Il componimento è datato 1-2 settembre 1928: sono gli anni in cui Pavese si confronta con l’amore in forma idealizzata e con un sentimento di solitudine che lo accompagnerà per tutta la vita.

In queste poesie, la figura femminile si intreccia con i paesaggi delle Langhe, diventando presenza salvifica e insieme inafferrabile.

La perdita, qui, si fa definitiva: la donna non è solo assente, ma è scomparsa “per sempre”, e la stagione che l’accoglie è l’autunno, con la sua bellezza struggente, il suo morire lento e dorato, simbolo perfetto della nostalgia.

Il legame con la natura

Lo stile di “Sei scomparsa per sempre” è quello di una lirica intima, intrisa di immagini visive e tattili che si avvolgono su se stesse come un respiro affannoso, dolce e disperato.

Pavese usa versi liberi, sciolti, musicali, capaci di assecondare il flusso emotivo del ricordo. Le immagini della natura — le foglie arrossate, le nuvole accese, l’azzurro cupo del cielo — sono rese con tratti pittorici, eppure sembrano provenire da un paesaggio interiore, filtrato dal dolore.
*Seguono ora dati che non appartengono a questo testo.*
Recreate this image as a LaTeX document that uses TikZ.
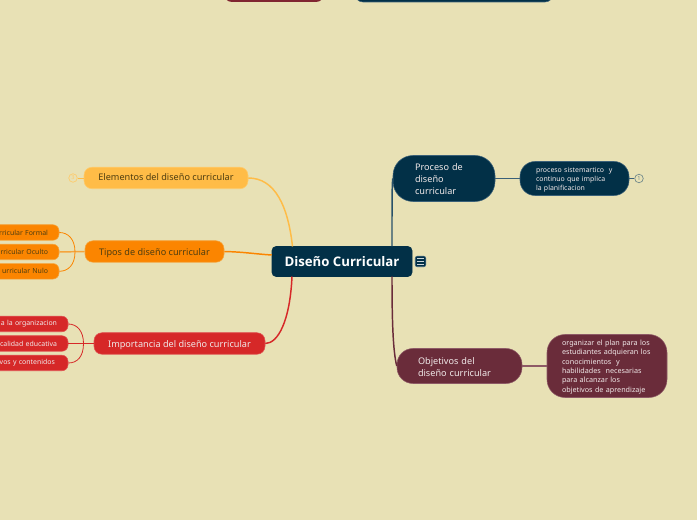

Il lessico alterna parole delicate (“languida”, “dolce”, “bocca triste”) ad altre più cupe (“agonia”, “disperazione”, “gelo”), sottolineando la tensione tra ciò che è stato amore e ciò che è ora perdita. Le similitudini sono intense, sensuali: il corpo della donna è come il frutto maturo che si disfa, come la terra che muore, e l’anima pesa, “come negli occhi la tua anima”, un’immagine che suggerisce quanto lo sguardo possa trattenere tutto il dolore del mondo.

Un inno alla nostalgia

Il significato profondo di “Sei scomparsa per sempre” è legato al tema della perdita, non solo dell’amata ma di un’intera stagione della vita. La donna è giovinezza, promessa, desiderio e insieme malinconia e fine.

È un simbolo ricorrente nella poesia di Pavese: la figura femminile si fonde spesso con la terra, con la natura che nutre e consuma, che accoglie e poi svanisce. In questa lirica l’autunno non è solo una stagione dell’anno, ma un tempo dell’anima, un crepuscolo interiore.

La “tristezza bionda” della donna amata — che forse vive ancora altrove, ma lontana, irrimediabilmente separata — diventa parte di un paesaggio che parla la lingua dell’assenza. Pavese non cerca il conforto della memoria, ma si abbandona a essa, lasciandosi struggere da un dolore quieto, che non urla, ma pesa.

Come la terra che muore offrendo “tutta la sua bellezza” per trattenere il sole, così l’anima del poeta offre la memoria di un amore perduto per trattenere, almeno per un attimo, il senso profondo della vita.